T H E A M O S T U C K S C H O O L
D A R T M O U T H C O L L E G E
B’s Wax Candle Company*
(The Master Scheduling Game)
You are the president of B’s Wax Candle Company, a small firm that produces candles for sale to
distributors, designers and a regional restaurant chain. Since your company is small, you personally
make out the firm’s master schedule each month and, from it, derive a detailed production schedule.
Candles made from beeswax are an upscale, specialty product; they have desired
advantages over ordinary paraffin candles. The beeswax burns at a temperature hot enough that the
wax evaporates, making these candles dripless. They also do not give off smoke while burning, and
solid beeswax candles, particularly, are very slow burning. Candles may be made of solid beeswax
(dipped) or of sheets of honeycomb beeswax (rolled).

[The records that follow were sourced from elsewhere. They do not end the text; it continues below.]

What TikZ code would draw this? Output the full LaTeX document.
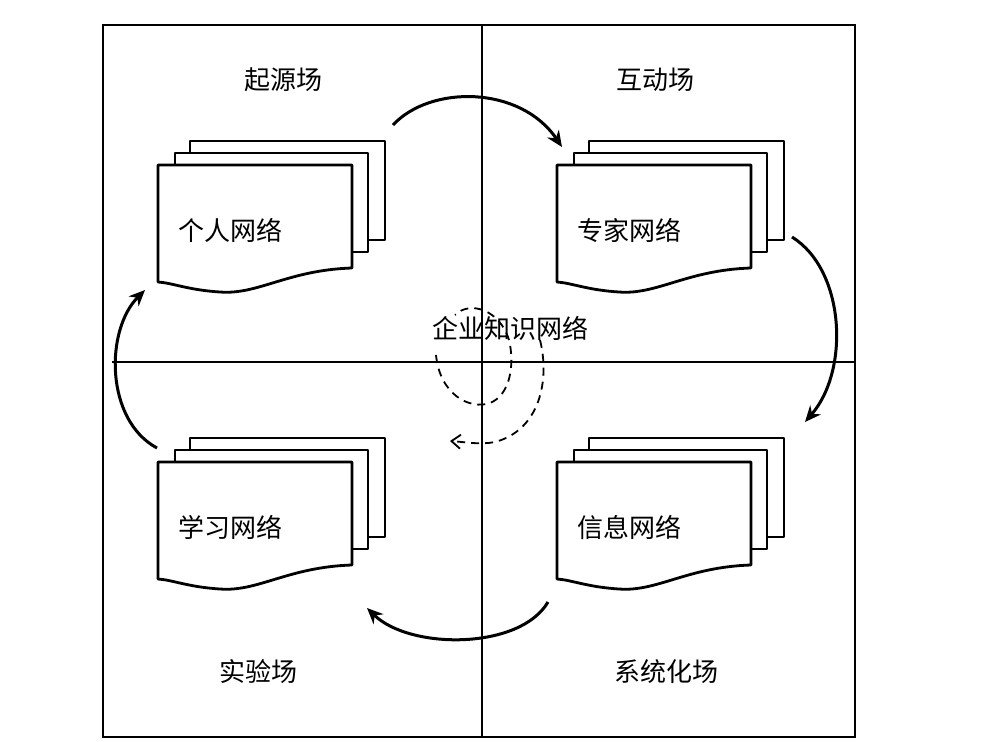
\documentclass[tikz,border=0pt]{standalone}
\usepackage{fontspec}
\newfontfamily\cjk{Noto Sans CJK SC}
\usetikzlibrary{arrows.meta}
\tikzset{
  pg/.style={draw=black, line width=2.8pt, fill=white, line join=round},
  lab/.style={font=\cjk\fontsize{26}{28}\selectfont, inner sep=0pt},
  cyc/.style={line width=3pt, -{Stealth[length=16pt,width=14pt]}},
  spir/.style={line width=1.8pt, dash pattern=on 8pt off 6pt, -{Straight Barb[length=9pt,width=14pt]}},
  docstack/.pic={
    \draw[pg] (32,0) -- (32,-24) -- (227,-24) -- (227,75) -- (194,75) -- (194,0) -- cycle;
    \draw[pg] (17,0) -- (17,-12) -- (210,-12) -- (210,87) -- (194,87) -- (194,0) -- cycle;
    \draw[pg] (0,0) -- (194,0) -- (194,103) .. controls (130,105) and (100,130) .. (62,127) .. controls (30,125) and (15,118) .. (0,117) -- cycle;
  }
}
\begin{document}
\begin{tikzpicture}[x=1pt,y=-1pt]
\useasboundingbox (0,0) rectangle (989,742);
\draw[line width=2.8pt] (103,25) rectangle (855,737);
\draw[line width=2.8pt] (482,25) -- (482,737);
\draw[line width=2.8pt] (112,362) -- (855,362);
\pic at (158,165) {docstack};
\pic at (557,165) {docstack};
\pic at (158,462) {docstack};
\pic at (557,462) {docstack};
\node[lab,anchor=west] (d1) at (178,230) {个人网络};
\node[lab,anchor=west] (d2) at (577,230) {专家网络};
\node[lab,anchor=west] (d3) at (178,527) {学习网络};
\node[lab,anchor=west] (d4) at (577,527) {信息网络};
\node[lab] (f1) at (283,80) {起源场};
\node[lab] (f2) at (655,80) {互动场};
\node[lab] (f3) at (258,672) {实验场};
\node[lab] (f4) at (666,672) {系统化场};
\node[lab] (c) at (510,328) {企业知识网络};
\coordinate (a1) at (393,125); \coordinate (b1) at (562,147);
\coordinate (a2) at (792,237); \coordinate (b2) at (805,422);
\coordinate (a3) at (548,602); \coordinate (b3) at (367,608);
\coordinate (a4) at (157,448); \coordinate (b4) at (145,290);
\draw[cyc] (a1) .. controls (430,85) and (520,85) .. (b1);
\draw[cyc] (a2) .. controls (845,270) and (850,370) .. (b2);
\draw[cyc] (a3) .. controls (520,650) and (410,650) .. (b3);
\draw[cyc] (a4) .. controls (105,420) and (105,330) .. (b4);
\draw[spir] (436,355) .. controls (440,395) and (470,410) .. (490,403)
  .. controls (510,395) and (515,365) .. (509,340)
  .. controls (500,310) and (470,300) .. (455,315)
  (540,340) .. controls (550,380) and (540,430) .. (495,442)
  .. controls (480,445) and (465,442) .. (450,441);
\end{tikzpicture}
\end{document}
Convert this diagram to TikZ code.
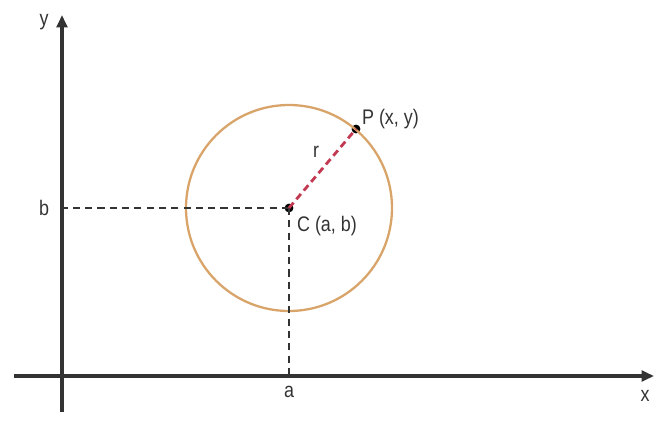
\documentclass[tikz,border=0pt]{standalone}
\usepackage{fontspec}
\setmainfont{Liberation Sans}[FakeStretch=0.85]
\definecolor{circletan}{HTML}{D9A46A}
\definecolor{radiusred}{HTML}{C23A52}
\definecolor{axisgray}{HTML}{333333}
\usetikzlibrary{arrows.meta,positioning}
\begin{document}
\begin{tikzpicture}[x=0.02cm, y=0.02cm,
  axis/.style={-{Triangle[length=7pt,width=6pt]}, axisgray, line width=1.8pt},
  guide/.style={dash pattern=on 4pt off 3pt, axisgray, line width=0.8pt},
  lbl/.style={font=\large, text=axisgray, inner sep=1pt},
  dot/.style={circle, fill=black, inner sep=0pt, minimum size=5pt}
]
  \useasboundingbox (0,0) rectangle (656,424);
  % axes
  \coordinate (ybot) at (62,12);
  \coordinate (ytop) at (62,409);
  \coordinate (xleft) at (14,48);
  \coordinate (xright) at (654,48);
  \draw[axis] (ybot) -- (ytop);
  \draw[axis] (xleft) -- (xright);
  % circle and points
  \node[dot] (c) at (289,216) {};
  \node[dot] (p) at (356,295) {};
  \draw[circletan, line width=1.3pt] (c.center) circle (103);
  \coordinate (bmark) at (62,216);
  \coordinate (amark) at (289,48);
  \draw[guide] (c.center) -- (bmark);
  \draw[guide] (c.center) -- (amark);
  \draw[radiusred, dash pattern=on 4pt off 2.5pt, line width=1.6pt] (c.center) -- (p.center);
  % labels
  \node[lbl] (ylbl) at (44,402) {y};
  \node[lbl] (xlbl) at (645,28) {x};
  \node[lbl] (blbl) at (44,216) {b};
  \node[lbl] (albl) at (289,32) {a};
  \node[lbl] (rlbl) at (316,272) {r};
  \node[lbl, anchor=west] (plbl) at (360,305) {P (x, y)};
  \node[lbl, anchor=west] (clbl) at (295,198) {C (a, b)};
\end{tikzpicture}
\end{document}
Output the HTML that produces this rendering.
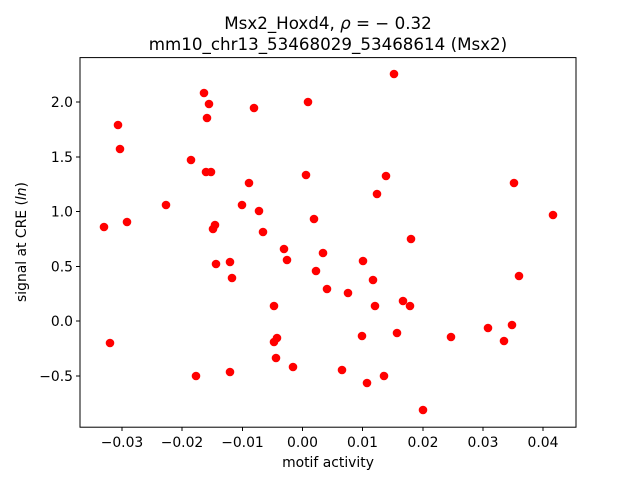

B’s Wax Candle Company makes only rolled beeswax candles. Its raw materials’ supplier
delivers pre-colored sheets of honeycomb beeswax. The craft of rolling beeswax candles has long
been a cottage industry. The candle-maker lays a length of wicking along one edge of the beeswax
sheet, and begins rolling at that edge. When the entire sheet has been rolled into a cylindrical candle,
the finishing edge is pressed firmly against the candle to stick to it.
B’s Wax has automated this process. The company has one machine for rolling candles,
wryly dubbed by workers the “rapid” wick wrapper. A machine operator feeds each sheet of beeswax
into the machine, and removes the completed candle. The machine also heat seals the finishing edge
to insure that it will not pull away from the candle. After this heat sealing procedure the machine
must cool down for 3 minutes before the next sheet of beeswax may be inserted. The finished candles
are perfectly matched in size and shape, and of a more consistent quality than when handmade.